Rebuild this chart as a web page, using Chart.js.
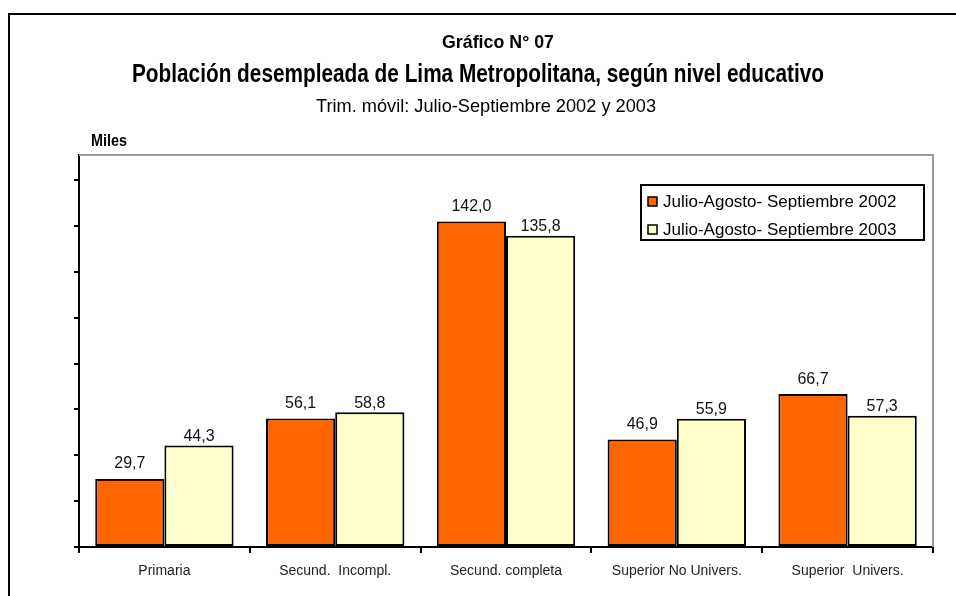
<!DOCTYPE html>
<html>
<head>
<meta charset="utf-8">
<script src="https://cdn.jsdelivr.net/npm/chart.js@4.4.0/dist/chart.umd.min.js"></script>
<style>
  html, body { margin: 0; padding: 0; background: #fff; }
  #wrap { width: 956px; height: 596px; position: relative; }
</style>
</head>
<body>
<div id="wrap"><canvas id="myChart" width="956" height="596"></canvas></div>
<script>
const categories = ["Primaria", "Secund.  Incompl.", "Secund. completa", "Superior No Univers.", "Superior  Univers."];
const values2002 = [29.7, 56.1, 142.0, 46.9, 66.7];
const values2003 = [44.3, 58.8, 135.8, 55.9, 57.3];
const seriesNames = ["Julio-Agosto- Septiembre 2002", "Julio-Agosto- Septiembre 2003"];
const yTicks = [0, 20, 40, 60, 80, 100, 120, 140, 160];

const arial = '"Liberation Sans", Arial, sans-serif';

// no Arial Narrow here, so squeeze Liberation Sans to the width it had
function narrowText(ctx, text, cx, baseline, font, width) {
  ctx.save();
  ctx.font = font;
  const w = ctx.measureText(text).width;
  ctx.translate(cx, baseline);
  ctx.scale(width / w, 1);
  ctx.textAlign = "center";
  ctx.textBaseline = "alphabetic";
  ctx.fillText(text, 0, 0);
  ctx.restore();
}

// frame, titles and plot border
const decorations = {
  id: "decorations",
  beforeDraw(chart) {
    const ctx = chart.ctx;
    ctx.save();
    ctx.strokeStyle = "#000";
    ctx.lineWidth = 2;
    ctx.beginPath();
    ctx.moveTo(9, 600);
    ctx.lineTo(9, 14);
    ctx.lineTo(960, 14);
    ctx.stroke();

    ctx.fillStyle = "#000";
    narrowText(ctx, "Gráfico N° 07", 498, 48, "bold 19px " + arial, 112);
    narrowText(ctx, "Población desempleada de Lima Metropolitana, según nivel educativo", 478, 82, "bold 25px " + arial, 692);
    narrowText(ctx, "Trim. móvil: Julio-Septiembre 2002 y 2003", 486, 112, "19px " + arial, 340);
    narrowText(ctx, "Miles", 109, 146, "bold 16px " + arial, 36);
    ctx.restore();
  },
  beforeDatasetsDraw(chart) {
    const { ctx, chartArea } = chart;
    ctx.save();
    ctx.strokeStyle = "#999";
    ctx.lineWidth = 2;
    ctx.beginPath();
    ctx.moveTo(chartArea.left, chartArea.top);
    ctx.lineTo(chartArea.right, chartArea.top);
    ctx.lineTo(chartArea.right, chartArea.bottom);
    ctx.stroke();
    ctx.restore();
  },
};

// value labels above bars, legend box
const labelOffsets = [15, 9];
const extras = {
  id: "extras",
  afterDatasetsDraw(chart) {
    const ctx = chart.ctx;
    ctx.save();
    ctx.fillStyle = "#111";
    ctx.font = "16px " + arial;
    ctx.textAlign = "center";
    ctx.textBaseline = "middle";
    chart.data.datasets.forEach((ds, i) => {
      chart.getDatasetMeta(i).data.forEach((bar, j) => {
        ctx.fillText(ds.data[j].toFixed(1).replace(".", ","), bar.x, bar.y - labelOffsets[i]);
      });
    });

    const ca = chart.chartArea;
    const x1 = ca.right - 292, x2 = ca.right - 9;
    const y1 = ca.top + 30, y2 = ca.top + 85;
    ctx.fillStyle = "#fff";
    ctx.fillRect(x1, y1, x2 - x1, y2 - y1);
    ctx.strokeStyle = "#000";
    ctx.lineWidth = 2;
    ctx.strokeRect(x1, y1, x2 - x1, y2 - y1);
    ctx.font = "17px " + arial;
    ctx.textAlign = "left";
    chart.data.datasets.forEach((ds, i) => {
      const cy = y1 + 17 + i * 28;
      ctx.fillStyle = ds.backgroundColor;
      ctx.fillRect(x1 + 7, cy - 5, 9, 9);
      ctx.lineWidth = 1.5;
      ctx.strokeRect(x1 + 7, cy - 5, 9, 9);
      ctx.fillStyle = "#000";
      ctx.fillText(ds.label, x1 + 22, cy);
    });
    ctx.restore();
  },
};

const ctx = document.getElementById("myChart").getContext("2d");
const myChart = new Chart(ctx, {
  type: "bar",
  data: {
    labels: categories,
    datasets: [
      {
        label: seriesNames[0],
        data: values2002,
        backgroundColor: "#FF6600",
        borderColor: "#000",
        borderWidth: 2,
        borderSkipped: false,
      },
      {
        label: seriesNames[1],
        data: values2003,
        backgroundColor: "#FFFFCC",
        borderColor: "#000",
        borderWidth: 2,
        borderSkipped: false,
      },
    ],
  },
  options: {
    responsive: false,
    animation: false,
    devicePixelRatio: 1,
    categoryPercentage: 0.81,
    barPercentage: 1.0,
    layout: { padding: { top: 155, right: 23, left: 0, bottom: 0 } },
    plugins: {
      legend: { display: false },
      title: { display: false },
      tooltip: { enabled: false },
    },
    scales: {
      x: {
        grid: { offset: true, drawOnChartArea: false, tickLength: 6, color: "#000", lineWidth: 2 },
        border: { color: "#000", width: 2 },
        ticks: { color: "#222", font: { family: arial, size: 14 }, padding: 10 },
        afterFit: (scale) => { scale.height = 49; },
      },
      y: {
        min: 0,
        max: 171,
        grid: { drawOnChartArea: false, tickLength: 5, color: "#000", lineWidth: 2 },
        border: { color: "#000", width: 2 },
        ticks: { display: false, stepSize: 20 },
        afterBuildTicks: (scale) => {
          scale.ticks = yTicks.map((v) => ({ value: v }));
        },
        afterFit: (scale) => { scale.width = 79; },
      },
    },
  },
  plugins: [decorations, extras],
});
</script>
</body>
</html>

====================

**Stated goal:**
Copy the listing in full and without alteration, omitting every picture.

**Finished answer:**
Rebuild this chart as a web page, using Chart.js.
<!DOCTYPE html>
<html>
<head>
<meta charset="utf-8">
<script src="https://cdn.jsdelivr.net/npm/chart.js@4.4.0/dist/chart.umd.min.js"></script>
<style>
  html, body { margin: 0; padding: 0; background: #fff; }
  #wrap { width: 956px; height: 596px; position: relative; }
</style>
</head>
<body>
<div id="wrap"><canvas id="myChart" width="956" height="596"></canvas></div>
<script>
const categories = ["Primaria", "Secund.  Incompl.", "Secund. completa", "Superior No Univers.", "Superior  Univers."];
const values2002 = [29.7, 56.1, 142.0, 46.9, 66.7];
const values2003 = [44.3, 58.8, 135.8, 55.9, 57.3];
const seriesNames = ["Julio-Agosto- Septiembre 2002", "Julio-Agosto- Septiembre 2003"];
const yTicks = [0, 20, 40, 60, 80, 100, 120, 140, 160];

const arial = '"Liberation Sans", Arial, sans-serif';

// no Arial Narrow here, so squeeze Liberation Sans to the width it had
function narrowText(ctx, text, cx, baseline, font, width) {
  ctx.save();
  ctx.font = font;
  const w = ctx.measureText(text).width;
  ctx.translate(cx, baseline);
  ctx.scale(width / w, 1);
  ctx.textAlign = "center";
  ctx.textBaseline = "alphabetic";
  ctx.fillText(text, 0, 0);
  ctx.restore();
}

// frame, titles and plot border
const decorations = {
  id: "decorations",
  beforeDraw(chart) {
    const ctx = chart.ctx;
    ctx.save();
    ctx.strokeStyle = "#000";
    ctx.lineWidth = 2;
    ctx.beginPath();
    ctx.moveTo(9, 600);
    ctx.lineTo(9, 14);
    ctx.lineTo(960, 14);
    ctx.stroke();

    ctx.fillStyle = "#000";
    narrowText(ctx, "Gráfico N° 07", 498, 48, "bold 19px " + arial, 112);
    narrowText(ctx, "Población desempleada de Lima Metropolitana, según nivel educativo", 478, 82, "bold 25px " + arial, 692);
    narrowText(ctx, "Trim. móvil: Julio-Septiembre 2002 y 2003", 486, 112, "19px " + arial, 340);
    narrowText(ctx, "Miles", 109, 146, "bold 16px " + arial, 36);
    ctx.restore();
  },
  beforeDatasetsDraw(chart) {
    const { ctx, chartArea } = chart;
    ctx.save();
    ctx.strokeStyle = "#999";
    ctx.lineWidth = 2;
    ctx.beginPath();
    ctx.moveTo(chartArea.left, chartArea.top);
    ctx.lineTo(chartArea.right, chartArea.top);
    ctx.lineTo(chartArea.right, chartArea.bottom);
    ctx.stroke();
    ctx.restore();
  },
};

// value labels above bars, legend box
const labelOffsets = [15, 9];
const extras = {
  id: "extras",
  afterDatasetsDraw(chart) {
    const ctx = chart.ctx;
    ctx.save();
    ctx.fillStyle = "#111";
    ctx.font = "16px " + arial;
    ctx.textAlign = "center";
    ctx.textBaseline = "middle";
    chart.data.datasets.forEach((ds, i) => {
      chart.getDatasetMeta(i).data.forEach((bar, j) => {
        ctx.fillText(ds.data[j].toFixed(1).replace(".", ","), bar.x, bar.y - labelOffsets[i]);
      });
    });

    const ca = chart.chartArea;
    const x1 = ca.right - 292, x2 = ca.right - 9;
    const y1 = ca.top + 30, y2 = ca.top + 85;
    ctx.fillStyle = "#fff";
    ctx.fillRect(x1, y1, x2 - x1, y2 - y1);
    ctx.strokeStyle = "#000";
    ctx.lineWidth = 2;
    ctx.strokeRect(x1, y1, x2 - x1, y2 - y1);
    ctx.font = "17px " + arial;
    ctx.textAlign = "left";
    chart.data.datasets.forEach((ds, i) => {
      const cy = y1 + 17 + i * 28;
      ctx.fillStyle = ds.backgroundColor;
      ctx.fillRect(x1 + 7, cy - 5, 9, 9);
      ctx.lineWidth = 1.5;
      ctx.strokeRect(x1 + 7, cy - 5, 9, 9);
      ctx.fillStyle = "#000";
      ctx.fillText(ds.label, x1 + 22, cy);
    });
    ctx.restore();
  },
};

const ctx = document.getElementById("myChart").getContext("2d");
const myChart = new Chart(ctx, {
  type: "bar",
  data: {
    labels: categories,
    datasets: [
      {
        label: seriesNames[0],
        data: values2002,
        backgroundColor: "#FF6600",
        borderColor: "#000",
        borderWidth: 2,
        borderSkipped: false,
      },
      {
        label: seriesNames[1],
        data: values2003,
        backgroundColor: "#FFFFCC",
        borderColor: "#000",
        borderWidth: 2,
        borderSkipped: false,
      },
    ],
  },
  options: {
    responsive: false,
    animation: false,
    devicePixelRatio: 1,
    categoryPercentage: 0.81,
    barPercentage: 1.0,
    layout: { padding: { top: 155, right: 23, left: 0, bottom: 0 } },
    plugins: {
      legend: { display: false },
      title: { display: false },
      tooltip: { enabled: false },
    },
    scales: {
      x: {
        grid: { offset: true, drawOnChartArea: false, tickLength: 6, color: "#000", lineWidth: 2 },
        border: { color: "#000", width: 2 },
        ticks: { color: "#222", font: { family: arial, size: 14 }, padding: 10 },
        afterFit: (scale) => { scale.height = 49; },
      },
      y: {
        min: 0,
        max: 171,
        grid: { drawOnChartArea: false, tickLength: 5, color: "#000", lineWidth: 2 },
        border: { color: "#000", width: 2 },
        ticks: { display: false, stepSize: 20 },
        afterBuildTicks: (scale) => {
          scale.ticks = yTicks.map((v) => ({ value: v }));
        },
        afterFit: (scale) => { scale.width = 79; },
      },
    },
  },
  plugins: [decorations, extras],
});
</script>
</body>
</html>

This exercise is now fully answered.